I must say, it was revealing. I have apparently not done this since moving down from Barrow. That would explain the 30-year-old backpack tossed into the top of my closet. Or the twenty-five mug warmers that celebrated Kivgiqs over the years. Or, and this is perhaps the most puzzling of all, the headset I used when hosting my Saturday morning public radio show in Barrow, Discount Radio. (Motto: You get what you pay for and I’m a volunteer.)

Perhaps I thought someday our Anchorage public broadcasting facility would run out of twenty-year-old headsets and mine would save the day. Or they would run out of radio personalities and pick me to host a show because I already had my own headset. Not really sure what the reasoning was. But there they were, wrapped carefully so as to be immediately available in case of a radio emergency.

Going through your closets is like taking a trip into another reality. You often find things that simply puzzle you. I can’t tell you how many electronic thingamajigs I found which neither I, nor the nice young men assisting me, could identify. I’m sure I thought at some point these would save me in a computer emergency much like the headphones would in a radio emergency. This would, of course, have depended on electronics not moving forward even an iota from the time I stashed these cords and plugs to the time I found them again. I actually had a box labeled, “Computer stuff I’m afraid to throw out.”

There were lots and lots of newspaper clippings. Some made sense; some not so much. I understand keeping the clippings that carry my columns or an obit of a friend or a story about my old hometown. But some clippings had absolutely nothing familiar. I didn’t recognize any names, any articles, any pictures. Yet there they were in my closet, carefully and neatly folded under a pile of old tax papers.

Yes, I not only kept my tax returns on the off chance that the government might come back fifteen years later and demand I show them the receipt from Bird TLC for my charitable deduction, but I kept every bloody piece of paper – used or not – that I sent to my accountant. I realize now this is silly. So I only kept the past five years and very reluctantly let go of the rest. Now I go to bed in fear that Orangeman’s jack booted thugs will be pounding on my front door at 3 AM requiring me to show proof that I donated meal worms to Bird TLC in 2003.

Digging down further, I found those gifts we all receive that we don’t want to throw out but don’t quite know what to do with: the t-shirt that doesn’t fit; the hat with the “funny” saying that we’d never wear outside; that bird “thing” that we never really understood.
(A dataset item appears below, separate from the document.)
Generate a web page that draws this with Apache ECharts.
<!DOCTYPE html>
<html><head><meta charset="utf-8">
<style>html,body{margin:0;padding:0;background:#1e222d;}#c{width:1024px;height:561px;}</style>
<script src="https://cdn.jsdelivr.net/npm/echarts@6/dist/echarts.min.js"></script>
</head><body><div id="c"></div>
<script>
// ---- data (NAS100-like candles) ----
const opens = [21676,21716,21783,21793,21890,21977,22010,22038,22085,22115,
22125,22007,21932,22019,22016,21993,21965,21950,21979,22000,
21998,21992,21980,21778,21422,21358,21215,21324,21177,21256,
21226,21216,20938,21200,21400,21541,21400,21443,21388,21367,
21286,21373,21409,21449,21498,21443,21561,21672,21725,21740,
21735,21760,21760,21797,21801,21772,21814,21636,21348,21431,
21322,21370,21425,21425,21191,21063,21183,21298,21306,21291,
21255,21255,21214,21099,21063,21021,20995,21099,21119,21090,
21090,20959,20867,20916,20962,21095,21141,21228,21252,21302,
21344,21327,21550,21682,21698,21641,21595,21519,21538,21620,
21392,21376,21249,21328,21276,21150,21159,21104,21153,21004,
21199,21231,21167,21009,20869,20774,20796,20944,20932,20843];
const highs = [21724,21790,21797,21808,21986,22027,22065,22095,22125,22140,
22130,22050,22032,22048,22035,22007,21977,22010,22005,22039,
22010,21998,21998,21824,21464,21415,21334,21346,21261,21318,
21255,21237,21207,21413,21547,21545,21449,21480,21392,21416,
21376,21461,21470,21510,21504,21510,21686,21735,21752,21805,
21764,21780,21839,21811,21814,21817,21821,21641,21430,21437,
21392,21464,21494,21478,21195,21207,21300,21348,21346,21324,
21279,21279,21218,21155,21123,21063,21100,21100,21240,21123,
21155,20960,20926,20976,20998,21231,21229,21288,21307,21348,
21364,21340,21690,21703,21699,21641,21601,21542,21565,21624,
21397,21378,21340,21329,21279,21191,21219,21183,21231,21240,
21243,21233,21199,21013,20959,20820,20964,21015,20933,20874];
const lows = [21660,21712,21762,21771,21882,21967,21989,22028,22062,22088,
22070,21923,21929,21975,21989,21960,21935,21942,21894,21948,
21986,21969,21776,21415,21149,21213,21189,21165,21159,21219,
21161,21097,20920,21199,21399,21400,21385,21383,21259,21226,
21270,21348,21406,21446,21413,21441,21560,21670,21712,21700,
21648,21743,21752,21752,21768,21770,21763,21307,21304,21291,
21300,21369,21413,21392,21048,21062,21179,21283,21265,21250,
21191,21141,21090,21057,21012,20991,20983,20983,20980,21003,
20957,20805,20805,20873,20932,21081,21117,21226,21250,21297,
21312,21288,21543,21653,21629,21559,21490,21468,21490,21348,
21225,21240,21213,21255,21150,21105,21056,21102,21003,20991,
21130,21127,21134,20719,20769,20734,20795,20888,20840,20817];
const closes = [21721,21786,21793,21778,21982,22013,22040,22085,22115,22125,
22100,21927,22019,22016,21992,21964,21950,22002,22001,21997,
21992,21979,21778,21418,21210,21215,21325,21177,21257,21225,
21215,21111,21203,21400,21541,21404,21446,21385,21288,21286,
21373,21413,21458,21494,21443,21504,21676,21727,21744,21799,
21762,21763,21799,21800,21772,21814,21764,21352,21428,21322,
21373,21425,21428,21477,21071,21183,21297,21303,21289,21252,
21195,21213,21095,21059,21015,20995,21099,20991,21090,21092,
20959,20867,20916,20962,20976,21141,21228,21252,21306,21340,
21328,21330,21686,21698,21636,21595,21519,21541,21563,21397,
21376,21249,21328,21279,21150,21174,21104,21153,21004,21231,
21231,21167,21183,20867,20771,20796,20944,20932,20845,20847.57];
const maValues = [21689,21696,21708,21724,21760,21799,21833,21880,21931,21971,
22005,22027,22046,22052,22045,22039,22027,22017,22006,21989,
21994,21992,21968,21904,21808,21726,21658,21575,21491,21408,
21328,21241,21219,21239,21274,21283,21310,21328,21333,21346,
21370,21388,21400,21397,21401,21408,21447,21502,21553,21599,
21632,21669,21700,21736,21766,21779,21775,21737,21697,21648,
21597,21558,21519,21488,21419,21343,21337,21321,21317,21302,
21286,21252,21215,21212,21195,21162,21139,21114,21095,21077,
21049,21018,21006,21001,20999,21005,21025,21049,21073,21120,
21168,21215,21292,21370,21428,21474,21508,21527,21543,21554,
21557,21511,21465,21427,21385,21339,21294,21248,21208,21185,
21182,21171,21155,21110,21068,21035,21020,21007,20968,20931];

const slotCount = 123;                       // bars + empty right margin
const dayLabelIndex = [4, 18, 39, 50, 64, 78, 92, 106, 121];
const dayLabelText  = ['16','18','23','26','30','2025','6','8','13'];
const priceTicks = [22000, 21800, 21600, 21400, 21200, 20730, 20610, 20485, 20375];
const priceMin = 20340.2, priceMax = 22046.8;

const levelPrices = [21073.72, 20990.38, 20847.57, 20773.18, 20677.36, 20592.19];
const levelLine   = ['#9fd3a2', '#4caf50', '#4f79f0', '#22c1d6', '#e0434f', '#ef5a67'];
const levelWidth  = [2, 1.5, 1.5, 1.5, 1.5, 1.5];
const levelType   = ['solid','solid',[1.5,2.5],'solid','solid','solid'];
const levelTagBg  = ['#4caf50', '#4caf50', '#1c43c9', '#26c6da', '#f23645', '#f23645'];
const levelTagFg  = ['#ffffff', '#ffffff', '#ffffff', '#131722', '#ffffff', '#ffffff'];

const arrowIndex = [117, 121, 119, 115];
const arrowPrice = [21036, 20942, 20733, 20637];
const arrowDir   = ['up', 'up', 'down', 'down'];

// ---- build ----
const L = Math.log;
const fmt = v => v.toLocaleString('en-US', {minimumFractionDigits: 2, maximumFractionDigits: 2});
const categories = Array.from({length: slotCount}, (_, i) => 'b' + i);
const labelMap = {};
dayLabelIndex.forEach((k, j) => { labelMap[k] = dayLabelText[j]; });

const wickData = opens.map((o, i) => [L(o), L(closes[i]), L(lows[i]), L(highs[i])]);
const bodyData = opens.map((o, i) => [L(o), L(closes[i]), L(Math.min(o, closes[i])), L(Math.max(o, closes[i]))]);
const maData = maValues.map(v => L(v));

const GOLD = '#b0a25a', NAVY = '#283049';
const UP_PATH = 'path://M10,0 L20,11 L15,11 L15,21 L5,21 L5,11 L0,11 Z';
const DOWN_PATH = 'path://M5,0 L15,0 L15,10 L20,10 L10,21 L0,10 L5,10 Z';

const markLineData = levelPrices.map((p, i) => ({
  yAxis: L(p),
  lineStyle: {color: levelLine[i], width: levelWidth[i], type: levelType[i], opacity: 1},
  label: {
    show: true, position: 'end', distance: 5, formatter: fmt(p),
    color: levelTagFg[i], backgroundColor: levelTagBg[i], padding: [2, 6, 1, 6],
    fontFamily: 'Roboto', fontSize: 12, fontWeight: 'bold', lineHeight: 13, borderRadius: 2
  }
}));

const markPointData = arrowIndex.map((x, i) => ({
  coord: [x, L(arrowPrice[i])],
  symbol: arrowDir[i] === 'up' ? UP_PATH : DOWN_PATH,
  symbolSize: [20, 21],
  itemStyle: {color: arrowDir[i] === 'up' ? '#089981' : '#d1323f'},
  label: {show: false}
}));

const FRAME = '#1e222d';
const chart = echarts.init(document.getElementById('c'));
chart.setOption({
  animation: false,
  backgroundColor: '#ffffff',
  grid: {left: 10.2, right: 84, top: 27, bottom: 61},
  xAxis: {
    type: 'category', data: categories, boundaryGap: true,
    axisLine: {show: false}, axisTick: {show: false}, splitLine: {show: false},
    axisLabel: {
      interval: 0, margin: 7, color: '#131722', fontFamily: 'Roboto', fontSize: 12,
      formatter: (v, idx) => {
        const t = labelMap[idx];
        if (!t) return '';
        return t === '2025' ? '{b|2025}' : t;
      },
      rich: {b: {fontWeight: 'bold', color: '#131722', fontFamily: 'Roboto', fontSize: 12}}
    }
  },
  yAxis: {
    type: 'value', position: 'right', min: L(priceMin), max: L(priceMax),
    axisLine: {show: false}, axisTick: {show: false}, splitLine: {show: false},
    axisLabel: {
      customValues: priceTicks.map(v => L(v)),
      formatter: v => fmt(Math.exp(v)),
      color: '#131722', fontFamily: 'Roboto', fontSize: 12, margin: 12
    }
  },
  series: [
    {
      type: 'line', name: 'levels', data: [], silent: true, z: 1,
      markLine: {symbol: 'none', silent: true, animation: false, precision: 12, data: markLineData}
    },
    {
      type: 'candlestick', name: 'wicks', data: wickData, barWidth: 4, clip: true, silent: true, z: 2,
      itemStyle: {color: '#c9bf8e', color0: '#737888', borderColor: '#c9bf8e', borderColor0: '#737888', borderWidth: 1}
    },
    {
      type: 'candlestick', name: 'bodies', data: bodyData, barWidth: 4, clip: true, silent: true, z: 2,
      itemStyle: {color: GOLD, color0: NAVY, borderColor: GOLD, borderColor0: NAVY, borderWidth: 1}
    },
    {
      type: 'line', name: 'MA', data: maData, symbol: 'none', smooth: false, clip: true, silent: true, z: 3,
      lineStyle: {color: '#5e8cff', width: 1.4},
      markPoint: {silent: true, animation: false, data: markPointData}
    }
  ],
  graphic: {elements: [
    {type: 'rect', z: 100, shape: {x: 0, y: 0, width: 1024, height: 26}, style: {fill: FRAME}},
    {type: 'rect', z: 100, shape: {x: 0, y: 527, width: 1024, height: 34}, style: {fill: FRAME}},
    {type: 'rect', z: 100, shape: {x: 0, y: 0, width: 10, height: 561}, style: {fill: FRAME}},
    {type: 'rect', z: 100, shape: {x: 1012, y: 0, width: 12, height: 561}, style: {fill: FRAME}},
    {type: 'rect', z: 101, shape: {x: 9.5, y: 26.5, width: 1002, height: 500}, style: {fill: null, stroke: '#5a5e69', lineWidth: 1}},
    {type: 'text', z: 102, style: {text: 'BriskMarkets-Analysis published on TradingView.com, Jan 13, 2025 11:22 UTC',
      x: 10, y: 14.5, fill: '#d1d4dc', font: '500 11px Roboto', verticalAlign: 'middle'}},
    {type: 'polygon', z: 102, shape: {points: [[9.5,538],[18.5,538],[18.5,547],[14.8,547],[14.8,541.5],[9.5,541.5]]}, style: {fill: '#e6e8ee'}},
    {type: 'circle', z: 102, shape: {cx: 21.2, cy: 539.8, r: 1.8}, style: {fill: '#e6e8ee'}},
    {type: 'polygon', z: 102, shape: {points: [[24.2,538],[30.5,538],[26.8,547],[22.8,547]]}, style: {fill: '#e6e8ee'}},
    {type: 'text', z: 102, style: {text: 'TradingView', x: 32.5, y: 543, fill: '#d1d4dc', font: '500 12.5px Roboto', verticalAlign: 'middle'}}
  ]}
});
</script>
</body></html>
I was forced to make a decision about how long I should keep gifts before tossing them without feeling guilty. Turns out, ten years is my limit.

I remember my mom doing this when she was about my age. She cleared out the closets and got rid of all kinds of stuff so when she died, we wouldn’t have to bother with it. At least, that’s the excuse she used. In reality, she managed to fill up every closet she emptied with more clothes. While getting rid of our childhood mementos, she managed to keep her maternity clothes from the 1950s. Perhaps she’d read too much Erma Bombeck who swore that the minute you got rid of your maternity clothes, god saw to it you got pregnant again. Given that my mother was over 80 when she died, I don’t think that was a realistic possibility but I guess she figured better safe than sorry.

And what’s my excuse, aside from a snow day, for suddenly finding the time and energy to attack every closet in my house and garage? It kept me from being anywhere near a radio or TV on January 20th. So in my head, that Friday never happened. It’s the way I’m coping.